So what happens in this instance? You need to know what your rights are.
There are three chapters of bankruptcy that are commonly filed in the State of New Jersey, and each one has an impact on a creditor.
Chapter 7: If the debtor has filed under this Chapter, you stand a good chance at having your debt discharged, which means that you will never be able to collect on it from that particular debtor. Note that if there are more than one debtor, you may seek to collect from the non-bankrupt debtor. Depending on the nature of the debt, you may also seek relief from the automatic stay so that you can collect on that debt, although, for most unsecured creditors, this is not an option. In most Chapter 7 filings, the debtor (or debtors) has no assets that can be liquidated, so you will likely receive nothing.
This changes, however, when the Chapter 7 Trustee issues a Notice of Assets, which means that, in his or her determination, there are assets in the bankruptcy estate that can be distributed to creditors. What you need to do in that instance is to file a Proof of Claim as soon as possible, to ensure that your claim is considered in the ultimate disposition of the estate. A Proof of Claim is a document that outlines how the debt was incurred and how much the debtor owes you. Be mindful that secured creditors will receive distribution before unsecured creditors, so it is important to file your Proof of Claim as soon as possible upon learning of possible assets (or have your attorney do it for you).
Chapter 11: This, like Chapter 13 (which I will get into below), is a chapter of reorganization as opposed to one of liquidation. This means that the debtor will be disbursing funds to its creditors monthly as part of the Chapter 11 Plan. Like a Chapter 7 with assets, you will need to file your Proof of Claim as soon as possible upon learning of the bankruptcy filing. It may take many months for a plan to be proposed, and it would be beneficial to retain counsel for a Chapter 11, as this particular brand of bankruptcy can be complicated quickly. In the Chapter 11 Plan, the debtor will specify in detail how it proposes to repay the debt owed to you or your business. You will have an opportunity to review the Plan and raise any objections prior to confirmation.

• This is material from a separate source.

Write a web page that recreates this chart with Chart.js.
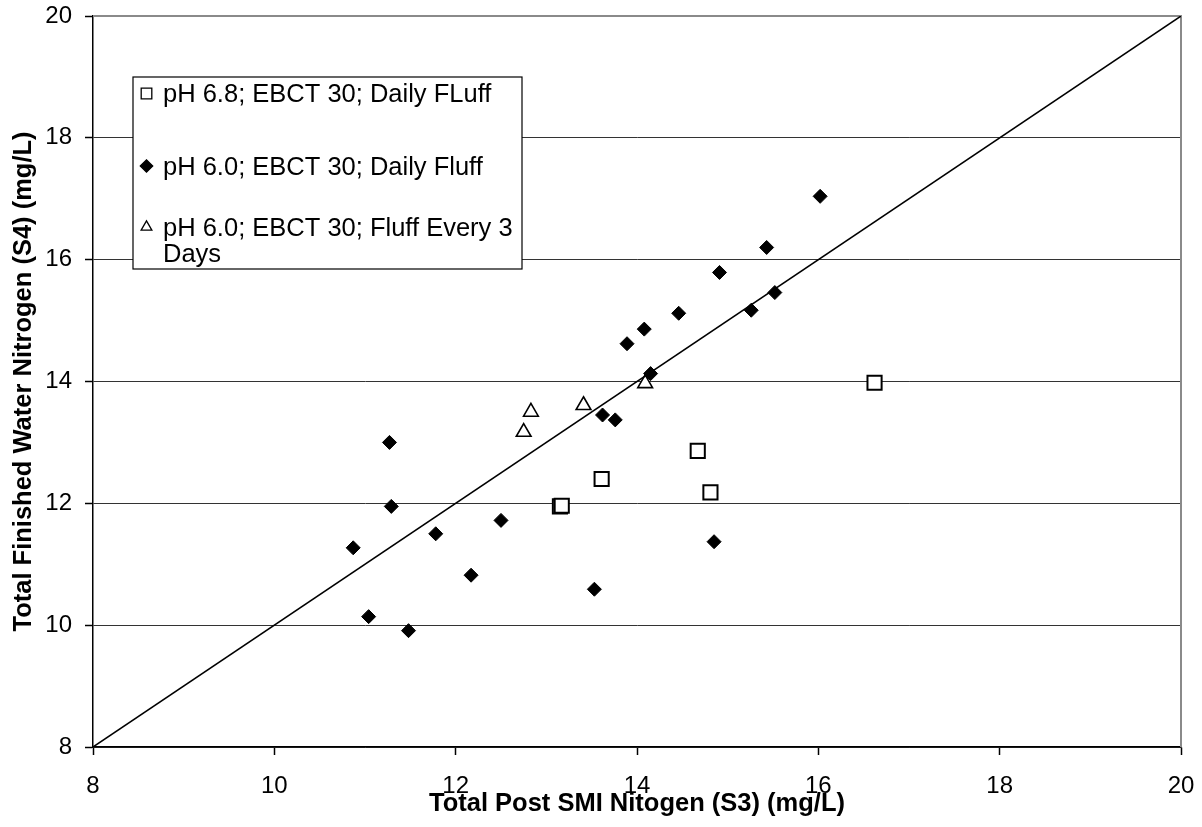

Chapter 13: This is a reorganization chapter for individual debtors. Similar to Chapter 11, a plan is proposed, although at the outset of the case as opposed to months down the line. Additionally, a Chapter 13 Plan may not specify the exact amount you are to receive each month. Many plans provide for a pro rata distribution to unsecured creditors. This means that all creditors who file a claim in the matter will receive an amount proportional to the percentage their claim represents with respect to all claims that have been filed. For example, if the debtor pays $500 a month, and your claim is in an amount equal to 1/5th of all the claims that have been filed, you will receive $100 a month for the life of the plan, usually three to five years.
However, there are other avenues by which a creditor may assert his rights while the debtor is bankrupt. Certain creditors may filed for relief from the automatic stay, where they request leave from the court to continue with the debt collection process. I have seen this mostly with real estate mortgages, car loans, and on occasion tenancies, where the debtor has not been making payments, and continued non-payment would harm the creditor.
Another tool, less frequently used, is that of a complaint objecting to discharge. Be aware that there are very narrow grounds by which you can object to discharge of your debt. The most common of these is a debt incurred by fraudulent means. If you are successful, the debt will remain on the books until you are able to collect it in full.
Make no mistake, bankruptcy can be as complicated for a creditor as it is for debtors. It is to your advantage to consult with an experienced bankruptcy attorney, who has worked not only with creditors but also with debtors. If you are able to receive a distribution, you do not want to be forever barred from collecting through the bankruptcy court.